A related problem is building smaller deep learning architectures with state-of-the-art performance using a similar number or significantly less parameters. Advantages would include more efficient distributed training because data needs to be communicated between servers, less bandwidth to export a new model from the cloud to an edge device, and improved feasibility in deploying to hardware with limited memory.
Applications: Training shallow networks by learning to mimic the performance of deep networks originally trained on large labeled training data; architectures with fewer parameters but equivalent performance to deep models (e.g. SqueezeNet); machine translation.
Companies: Geometric Intelligence/Uber, DeepScale.ai, Microsoft Research, Curious AI Company, Google, Bloomsbury AI.

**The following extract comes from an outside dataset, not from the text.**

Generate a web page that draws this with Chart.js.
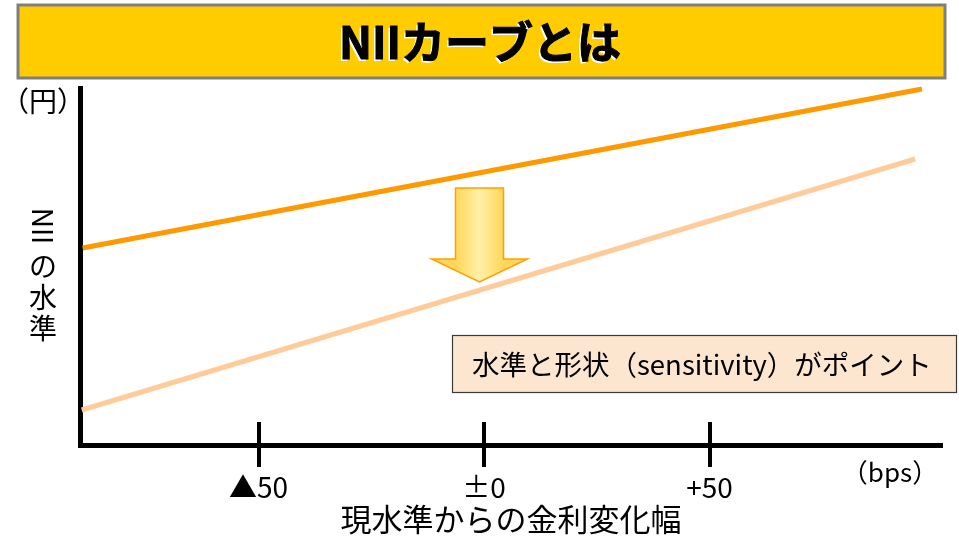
<!DOCTYPE html>
<html><head><meta charset="utf-8">
<script src="https://cdn.jsdelivr.net/npm/chart.js@4/dist/chart.umd.min.js"></script>
<style>html,body{margin:0;padding:0;background:#fff;overflow:hidden}#wrap{width:959px;height:539px;position:relative}</style>
</head><body><div id="wrap"><canvas id="c" width="959" height="539"></canvas></div>
<script>
// ---- data ----
const titleText = 'NIIカーブとは';
const yUnitLabel = '（円）';
const yAxisTitleLatin = 'NII';
const yAxisTitleJa = ['の', '水', '準'];
const xAxisTitle = '現水準からの金利変化幅';
const xUnitLabel = '（bps）';
const calloutText = '水準と形状（sensitivity）がポイント';
const tickValues = [-50, 0, 50];
const tickLabels = ['▲50', '±0', '+50'];
const currentX = [-89.0, 97.1];
const currentY = [197, 356];
const shiftedX = [-89.2, 95.6];
const shiftedY = [35, 286];
const arrowX = -1;
const arrowTopY = 257;
const arrowHeadY = 186;
const arrowTipY = 163;

const FONT = "'Noto Sans CJK JP', 'Noto Sans', sans-serif";

const decor = {
  id: 'decor',
  beforeDraw(chart) {
    const ctx = chart.ctx;
    ctx.save();
    // title bar
    ctx.fillStyle = '#FFCC00';
    ctx.fillRect(18, 5, 927, 73);
    ctx.strokeStyle = '#7F7F7F';
    ctx.lineWidth = 3;
    ctx.strokeRect(18, 5, 927, 73);
    ctx.font = "bold 44px " + FONT;
    ctx.textAlign = 'center';
    ctx.textBaseline = 'middle';
    ctx.fillStyle = '#FFFFFF';
    ctx.fillText(titleText, 478, 44);
    ctx.fillStyle = '#000000';
    ctx.fillText(titleText, 480, 42);
    ctx.lineWidth = 1;
    ctx.strokeStyle = '#000000';
    ctx.strokeText(titleText, 480, 42);
    ctx.restore();
  },
  afterDraw(chart) {
    const ctx = chart.ctx;
    const xs = chart.scales.x, ys = chart.scales.y;
    const bottom = chart.chartArea.bottom;
    ctx.save();
    // tick marks crossing the axis
    ctx.strokeStyle = '#000';
    ctx.lineWidth = 4;
    tickValues.forEach(v => {
      const px = Math.round(xs.getPixelForValue(v));
      ctx.beginPath();
      ctx.moveTo(px, bottom - 23);
      ctx.lineTo(px, bottom + 22);
      ctx.stroke();
    });
    // unit labels
    ctx.fillStyle = '#000';
    ctx.textBaseline = 'middle';
    ctx.textAlign = 'center';
    ctx.font = "28px " + FONT;
    ctx.fillText(yUnitLabel, 43, 101);
    ctx.font = "26px " + FONT;
    ctx.fillText(xUnitLabel, 890, 472);
    // vertical y title
    ctx.font = "28px " + FONT;
    ctx.save();
    ctx.translate(43, 226);
    ctx.rotate(Math.PI / 2);
    ctx.fillText(yAxisTitleLatin, 0, 0);
    ctx.restore();
    yAxisTitleJa.forEach((ch, i) => ctx.fillText(ch, 43, 266 + i * 31));
    // arrow
    const ax = xs.getPixelForValue(arrowX);
    const aTop = ys.getPixelForValue(arrowTopY);
    const aHead = ys.getPixelForValue(arrowHeadY);
    const aTip = ys.getPixelForValue(arrowTipY);
    const g = ctx.createLinearGradient(ax - 24, 0, ax + 24, 0);
    g.addColorStop(0, '#FFD65A');
    g.addColorStop(0.5, '#FFF0A8');
    g.addColorStop(1, '#FFD65A');
    ctx.beginPath();
    ctx.moveTo(ax - 24, aTop);
    ctx.lineTo(ax + 24, aTop);
    ctx.lineTo(ax + 24, aHead);
    ctx.lineTo(ax + 48, aHead);
    ctx.lineTo(ax, aTip);
    ctx.lineTo(ax - 48, aHead);
    ctx.lineTo(ax - 24, aHead);
    ctx.closePath();
    ctx.fillStyle = g;
    ctx.fill();
    ctx.strokeStyle = '#FFA000';
    ctx.lineWidth = 1.5;
    ctx.stroke();
    // callout box
    ctx.fillStyle = '#FDE6D0';
    ctx.fillRect(452, 335, 505, 58);
    ctx.strokeStyle = '#3A3A3A';
    ctx.lineWidth = 1.2;
    ctx.strokeRect(452.5, 335.5, 504, 57);
    ctx.fillStyle = '#000';
    ctx.textAlign = 'left';
    ctx.font = "27.5px " + FONT;
    ctx.fillText(calloutText, 472, 365);
    ctx.restore();
  }
};

new Chart(document.getElementById('c'), {
  type: 'line',
  data: {
    datasets: [
      { data: currentX.map((x, i) => ({ x, y: currentY[i] })), borderColor: '#FF9900', borderWidth: 5, pointRadius: 0, clip: false, borderCapStyle: 'butt' },
      { data: shiftedX.map((x, i) => ({ x, y: shiftedY[i] })), borderColor: '#FFCC99', borderWidth: 5, pointRadius: 0, clip: false, borderCapStyle: 'butt' }
    ]
  },
  options: {
    responsive: false,
    animation: false,
    events: [],
    layout: { padding: { left: 80, right: 17, top: 88, bottom: 4 } },
    plugins: { legend: { display: false }, tooltip: { enabled: false } },
    scales: {
      x: {
        type: 'linear', min: -89.58, max: 101.55,
        afterBuildTicks: s => { s.ticks = tickValues.map(v => ({ value: v })); },
        ticks: { callback: (v, i) => tickLabels[i], color: '#000', padding: 28, maxRotation: 0, autoSkip: false, font: { family: FONT, size: 28, lineHeight: 1 } },
        grid: { display: false, drawTicks: false },
        border: { display: true, color: '#000', width: 5 },
        title: { display: true, text: xAxisTitle, color: '#000', font: { family: FONT, size: 31, lineHeight: 1 }, padding: { top: -25, bottom: 0 } }
      },
      y: {
        type: 'linear', min: 0, max: 357,
        ticks: { display: false },
        grid: { display: false, drawTicks: false },
        border: { display: true, color: '#000', width: 5 }
      }
    }
  },
  plugins: [decor]
});
</script>
</body></html>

5. Hardware for training and inference
A major catalyst for progress in AI is the repurposing of graphics processing units (GPUs) for training large neural network models. Unlike central processing unit (CPUs) that compute in a sequential fashion, GPUs offer a massively parallel architecture that can handle multiple tasks concurrently. Given that neural networks must process enormous amounts of (often high dimensional data), training on GPUs is much faster than with CPUs. This is why GPUs have veritably become the shovels to the gold rush ever since the publication of AlexNet in 2012?—?the first neural network implemented on a GPU. NVIDIA continues to lead the charge into 2017, ahead of Intel, Qualcomm, AMD and more recently Google.